Global Health Futures: Ethno-Sexuality and HIV in South Africa

Friday, February 20, 2015 - 2:00pm - 3:30pm
639 Williams Hall
Speaker:Kirk J. Fiereck, Ph.D., M.Phil., M.P.H.
Andrew Mellon Postdoctoral Fellow in Sexuality and Queer Studies (2014-2016)
University of Pennsylvania
About the paper:The HIV prevention technology known as pre-exposure prophylaxis, or PrEP, has created new health inequalities and corporeal vulnerabilities along lines of race, ethnicity and sexuality in the context of South Africa. How has it come to be that a public health intervention, like PrEP, paradoxically creates health inequalities? One could argue that the future of global health is increasingly influenced by a logic of financial speculation, or what I call global health futures. PrEP is a pharmaceutical HIV prevention intervention whereby ‘healthy’ individuals who are determined to be at high-risk for HIV are indicated for daily antiretroviral (ARV) treatment.

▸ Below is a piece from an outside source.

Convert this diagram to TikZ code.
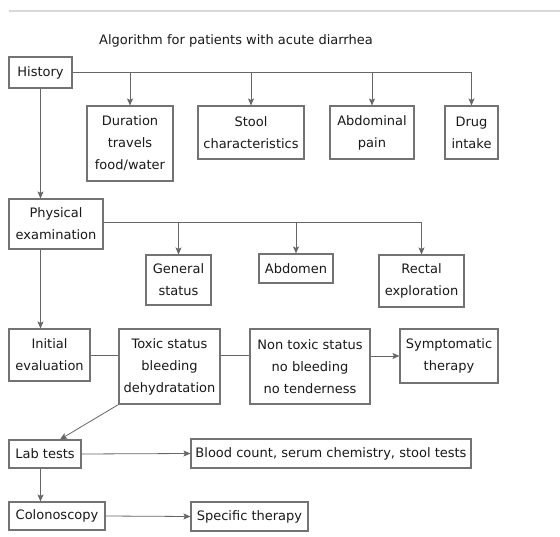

Other scholars have argued that the practice of medications when one is healthy produces surplus health specifically through the practices of consuming risk information, and treating these risks to preempt the onset of chronic disease or exposure to a disease agent. In the context of HIV, I argue that, as the inevitable inverse of surplus health, surplus risk is created for people who are understood to be at high risk for HIV, or are HIV positive, but lack access to ARVs. This paper explores how global health knowledge production mediates the relation between surplus health and surplus risk in South Africa. I explore these processes by drawing upon my ethnographic study of research participants enrolled within the South African arm of a global, multi-sited PrEP clinical trial and the global health experts who are implementing PrEP in South Africa. In these particular contexts, I compare the distributions of bodies that are consumed by risk through the creation of clinical knowledge in the space of drug trials with other bodies that consume risk knowledge in the context of ever-expanding pharmaceutical markets. Such distributions of risk and health surfeits are complex, and are mediated by race, class, gender and sexuality.